Extended rights to request flexible working
The Government has announced changes to current rules on an employee’s right to request flexible working. The stated aim is to ‘give employees greater access to flexibility over where, when and how they work, leading to happier, more productive staff’.
Right to request flexible working
Currently, employees with 26 weeks’ service can make a statutory flexible working request to change their hours, times or place of work. Only one request can be made in any 12-month period. The employer must consider the request in a reasonable manner and notify the employee of their decision within 3 months (or longer if that is agreed with the employee). If the request is agreed, this will result in a change to the employee’s terms and conditions of employment.
Under new plans announced by the Government:
- Employees will be able to request flexible working from day one of their employment, rather than needing 26 weeks employment.

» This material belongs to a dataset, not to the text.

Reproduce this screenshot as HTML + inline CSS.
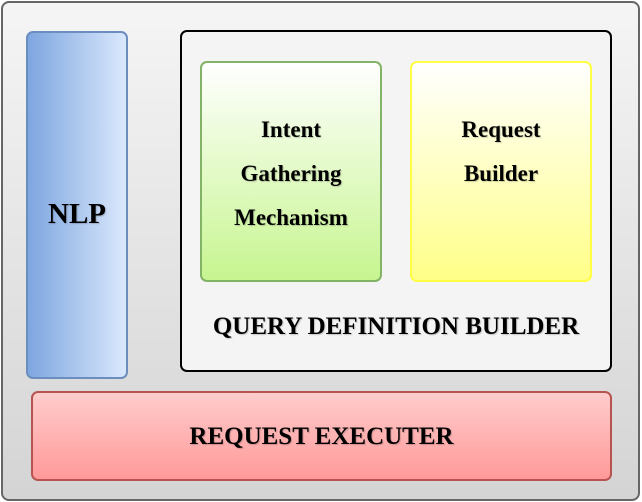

- Employees will no longer need to set out how the effects of their flexible working request might be dealt with by their employer.
- Employers will be required to consult with the employee, as a means of exploring available options, before rejecting a flexible working request.
- Employees will be allowed to make two flexible working requests in any 12-month period, rather than only one.
- Employers will be required to respond to requests within two months, rather than three months.
There is no proposal to change the eight permitted business grounds on which an employer can refuse a request for flexible working.
The Government had previously issued consultation on proposals to reform the Flexible Working Regulations. The announced new plans reflect the Government’s response to that consultation. No timescale has been set out. However, the Government is supporting the Employment Relations (Flexible Working) Bill, a Private Member’s Bill, which would bring some of these changes into effect if passed. The Bill has already passed its second reading.
The Government’s announcement refers to ‘new government plans to make flexible working the default’. These changes, however, do not go that far. They extend employees’ rights to request flexible working. However, they do not give employees the right to flexible working. The response to consultation clarifies that “it is important that the legislation remains a right to request, not a right to have”. Requests can still be refused by employers in certain circumstances.